-- What to work on --
The listing below must be repeated word for word, with its images excluded.

-- Information shown --
* * * * *

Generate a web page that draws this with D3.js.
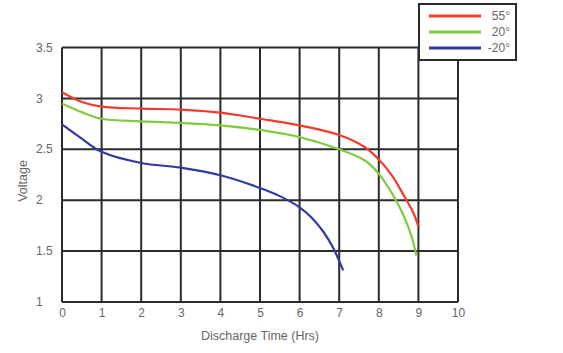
<!DOCTYPE html>
<html>
<head>
<meta charset="utf-8">
<script src="https://cdn.jsdelivr.net/npm/d3@7"></script>
<style>
  body { margin: 0; background: #fff; }
  text { font-family: "Liberation Sans", Arial, sans-serif; fill: #666; }
</style>
</head>
<body>
<svg id="chart"></svg>
<script>
// Discharge curves (hours, voltage)
const hours_55 = [0, 0.5, 1, 2, 3, 4, 5, 6, 7, 7.65, 8, 8.33, 8.67, 8.88, 9];
const volts_55 = [3.06, 2.965, 2.92, 2.90, 2.89, 2.86, 2.80, 2.735, 2.64, 2.52, 2.40, 2.245, 2.02, 1.87, 1.74];
const hours_20 = [0, 0.5, 1, 2, 3, 4, 5, 6, 7, 7.65, 8, 8.33, 8.5, 8.67, 8.83, 8.95];
const volts_20 = [2.95, 2.865, 2.80, 2.775, 2.76, 2.735, 2.69, 2.62, 2.50, 2.39, 2.26, 2.07, 1.95, 1.81, 1.64, 1.455];
const hours_m20 = [0, 0.5, 1, 2, 3, 4, 5, 5.5, 6, 6.3, 6.6, 6.85, 7.1];
const volts_m20 = [2.745, 2.605, 2.475, 2.365, 2.32, 2.245, 2.12, 2.04, 1.93, 1.83, 1.69, 1.53, 1.31];

const series_labels = ["55°", "20°", "-20°"];
const series_colors = ["#f33a2c", "#80cb40", "#2f3b9e"];
const x_ticks = [0, 1, 2, 3, 4, 5, 6, 7, 8, 9, 10];
const y_ticks = [1, 1.5, 2, 2.5, 3, 3.5];

// Build the series list from the arrays above
const series = [
    { label: series_labels[0], color: series_colors[0], points: hours_55.map((h, i) => ({ x: h, y: volts_55[i] })) },
    { label: series_labels[1], color: series_colors[1], points: hours_20.map((h, i) => ({ x: h, y: volts_20[i] })) },
    { label: series_labels[2], color: series_colors[2], points: hours_m20.map((h, i) => ({ x: h, y: volts_m20[i] })) }
];

// Chart dimensions
const width = 563, height = 353;
const margins = { top: 47.5, right: 105, bottom: 51, left: 62 };
const chart_width = width - margins.left - margins.right;
const chart_height = height - margins.top - margins.bottom;

const x_scale = d3.scaleLinear().domain([0, 10]).range([0, chart_width]);
const y_scale = d3.scaleLinear().domain([1, 3.5]).range([chart_height, 0]);

const svg = d3.select("#chart")
    .attr("width", width)
    .attr("height", height);

const g = svg.append("g")
    .attr("transform", `translate(${margins.left},${margins.top})`);

const grid_color = "#2b2b2b";

// Grid lines
g.selectAll(".vgrid")
    .data(x_ticks)
    .enter()
    .append("line")
    .attr("x1", d => x_scale(d))
    .attr("x2", d => x_scale(d))
    .attr("y1", 0)
    .attr("y2", chart_height)
    .attr("stroke", grid_color)
    .attr("stroke-width", 2);

g.selectAll(".hgrid")
    .data(y_ticks)
    .enter()
    .append("line")
    .attr("x1", 0)
    .attr("x2", chart_width)
    .attr("y1", d => y_scale(d))
    .attr("y2", d => y_scale(d))
    .attr("stroke", grid_color)
    .attr("stroke-width", 2);

// Axes (labels only)
const x_axis = d3.axisBottom(x_scale)
    .tickValues(x_ticks)
    .tickSize(0)
    .tickPadding(6)
    .tickFormat(d => String(d));
const y_axis = d3.axisLeft(y_scale)
    .tickValues(y_ticks)
    .tickSize(0)
    .tickFormat(d => String(d));

const gx = g.append("g")
    .attr("transform", `translate(0,${chart_height})`)
    .call(x_axis);
gx.select(".domain").remove();
gx.selectAll("text")
    .attr("font-size", 12)
    .attr("font-family", null)
    .attr("fill", "#666");

const gy = g.append("g").call(y_axis);
gy.select(".domain").remove();
gy.selectAll("text")
    .attr("font-size", 12)
    .attr("font-family", null)
    .attr("fill", "#666")
    .attr("text-anchor", "start")
    .attr("x", 36 - margins.left)
    .attr("dy", "0.3em");

// Curves
const line = d3.line()
    .x(d => x_scale(d.x))
    .y(d => y_scale(d.y))
    .curve(d3.curveCatmullRom.alpha(0.5));

g.selectAll(".curve")
    .data(series)
    .enter()
    .append("path")
    .attr("d", d => line(d.points))
    .attr("fill", "none")
    .attr("stroke", d => d.color)
    .attr("stroke-width", 2.2);

// Axis titles
svg.append("text")
    .attr("x", margins.left + chart_width / 2)
    .attr("y", 340)
    .attr("text-anchor", "middle")
    .attr("font-size", 12.5)
    .text("Discharge Time (Hrs)");

svg.append("text")
    .attr("transform", `translate(27,181) rotate(-90)`)
    .attr("text-anchor", "middle")
    .attr("font-size", 12.5)
    .text("Voltage");

// Legend
const legend = svg.append("g").attr("transform", "translate(419,4)");
legend.append("rect")
    .attr("width", 97)
    .attr("height", 56)
    .attr("fill", "#fff")
    .attr("stroke", grid_color)
    .attr("stroke-width", 2);

const legend_rows = legend.selectAll(".row")
    .data(series)
    .enter()
    .append("g")
    .attr("transform", (d, i) => `translate(0,${12 + i * 16})`);

legend_rows.append("line")
    .attr("x1", 10)
    .attr("x2", 62)
    .attr("stroke", d => d.color)
    .attr("stroke-width", 3);

legend_rows.append("text")
    .attr("x", 91)
    .attr("dy", "0.35em")
    .attr("text-anchor", "end")
    .attr("font-size", 12)
    .text(d => d.label);
</script>
</body>
</html>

* * * * *

-- Correct response --
Generate a web page that draws this with D3.js.
<!DOCTYPE html>
<html>
<head>
<meta charset="utf-8">
<script src="https://cdn.jsdelivr.net/npm/d3@7"></script>
<style>
  body { margin: 0; background: #fff; }
  text { font-family: "Liberation Sans", Arial, sans-serif; fill: #666; }
</style>
</head>
<body>
<svg id="chart"></svg>
<script>
// Discharge curves (hours, voltage)
const hours_55 = [0, 0.5, 1, 2, 3, 4, 5, 6, 7, 7.65, 8, 8.33, 8.67, 8.88, 9];
const volts_55 = [3.06, 2.965, 2.92, 2.90, 2.89, 2.86, 2.80, 2.735, 2.64, 2.52, 2.40, 2.245, 2.02, 1.87, 1.74];
const hours_20 = [0, 0.5, 1, 2, 3, 4, 5, 6, 7, 7.65, 8, 8.33, 8.5, 8.67, 8.83, 8.95];
const volts_20 = [2.95, 2.865, 2.80, 2.775, 2.76, 2.735, 2.69, 2.62, 2.50, 2.39, 2.26, 2.07, 1.95, 1.81, 1.64, 1.455];
const hours_m20 = [0, 0.5, 1, 2, 3, 4, 5, 5.5, 6, 6.3, 6.6, 6.85, 7.1];
const volts_m20 = [2.745, 2.605, 2.475, 2.365, 2.32, 2.245, 2.12, 2.04, 1.93, 1.83, 1.69, 1.53, 1.31];

const series_labels = ["55°", "20°", "-20°"];
const series_colors = ["#f33a2c", "#80cb40", "#2f3b9e"];
const x_ticks = [0, 1, 2, 3, 4, 5, 6, 7, 8, 9, 10];
const y_ticks = [1, 1.5, 2, 2.5, 3, 3.5];

// Build the series list from the arrays above
const series = [
    { label: series_labels[0], color: series_colors[0], points: hours_55.map((h, i) => ({ x: h, y: volts_55[i] })) },
    { label: series_labels[1], color: series_colors[1], points: hours_20.map((h, i) => ({ x: h, y: volts_20[i] })) },
    { label: series_labels[2], color: series_colors[2], points: hours_m20.map((h, i) => ({ x: h, y: volts_m20[i] })) }
];

// Chart dimensions
const width = 563, height = 353;
const margins = { top: 47.5, right: 105, bottom: 51, left: 62 };
const chart_width = width - margins.left - margins.right;
const chart_height = height - margins.top - margins.bottom;

const x_scale = d3.scaleLinear().domain([0, 10]).range([0, chart_width]);
const y_scale = d3.scaleLinear().domain([1, 3.5]).range([chart_height, 0]);

const svg = d3.select("#chart")
    .attr("width", width)
    .attr("height", height);

const g = svg.append("g")
    .attr("transform", `translate(${margins.left},${margins.top})`);

const grid_color = "#2b2b2b";

// Grid lines
g.selectAll(".vgrid")
    .data(x_ticks)
    .enter()
    .append("line")
    .attr("x1", d => x_scale(d))
    .attr("x2", d => x_scale(d))
    .attr("y1", 0)
    .attr("y2", chart_height)
    .attr("stroke", grid_color)
    .attr("stroke-width", 2);

g.selectAll(".hgrid")
    .data(y_ticks)
    .enter()
    .append("line")
    .attr("x1", 0)
    .attr("x2", chart_width)
    .attr("y1", d => y_scale(d))
    .attr("y2", d => y_scale(d))
    .attr("stroke", grid_color)
    .attr("stroke-width", 2);

// Axes (labels only)
const x_axis = d3.axisBottom(x_scale)
    .tickValues(x_ticks)
    .tickSize(0)
    .tickPadding(6)
    .tickFormat(d => String(d));
const y_axis = d3.axisLeft(y_scale)
    .tickValues(y_ticks)
    .tickSize(0)
    .tickFormat(d => String(d));

const gx = g.append("g")
    .attr("transform", `translate(0,${chart_height})`)
    .call(x_axis);
gx.select(".domain").remove();
gx.selectAll("text")
    .attr("font-size", 12)
    .attr("font-family", null)
    .attr("fill", "#666");

const gy = g.append("g").call(y_axis);
gy.select(".domain").remove();
gy.selectAll("text")
    .attr("font-size", 12)
    .attr("font-family", null)
    .attr("fill", "#666")
    .attr("text-anchor", "start")
    .attr("x", 36 - margins.left)
    .attr("dy", "0.3em");

// Curves
const line = d3.line()
    .x(d => x_scale(d.x))
    .y(d => y_scale(d.y))
    .curve(d3.curveCatmullRom.alpha(0.5));

g.selectAll(".curve")
    .data(series)
    .enter()
    .append("path")
    .attr("d", d => line(d.points))
    .attr("fill", "none")
    .attr("stroke", d => d.color)
    .attr("stroke-width", 2.2);

// Axis titles
svg.append("text")
    .attr("x", margins.left + chart_width / 2)
    .attr("y", 340)
    .attr("text-anchor", "middle")
    .attr("font-size", 12.5)
    .text("Discharge Time (Hrs)");

svg.append("text")
    .attr("transform", `translate(27,181) rotate(-90)`)
    .attr("text-anchor", "middle")
    .attr("font-size", 12.5)
    .text("Voltage");

// Legend
const legend = svg.append("g").attr("transform", "translate(419,4)");
legend.append("rect")
    .attr("width", 97)
    .attr("height", 56)
    .attr("fill", "#fff")
    .attr("stroke", grid_color)
    .attr("stroke-width", 2);

const legend_rows = legend.selectAll(".row")
    .data(series)
    .enter()
    .append("g")
    .attr("transform", (d, i) => `translate(0,${12 + i * 16})`);

legend_rows.append("line")
    .attr("x1", 10)
    .attr("x2", 62)
    .attr("stroke", d => d.color)
    .attr("stroke-width", 3);

legend_rows.append("text")
    .attr("x", 91)
    .attr("dy", "0.35em")
    .attr("text-anchor", "end")
    .attr("font-size", 12)
    .text(d => d.label);
</script>
</body>
</html>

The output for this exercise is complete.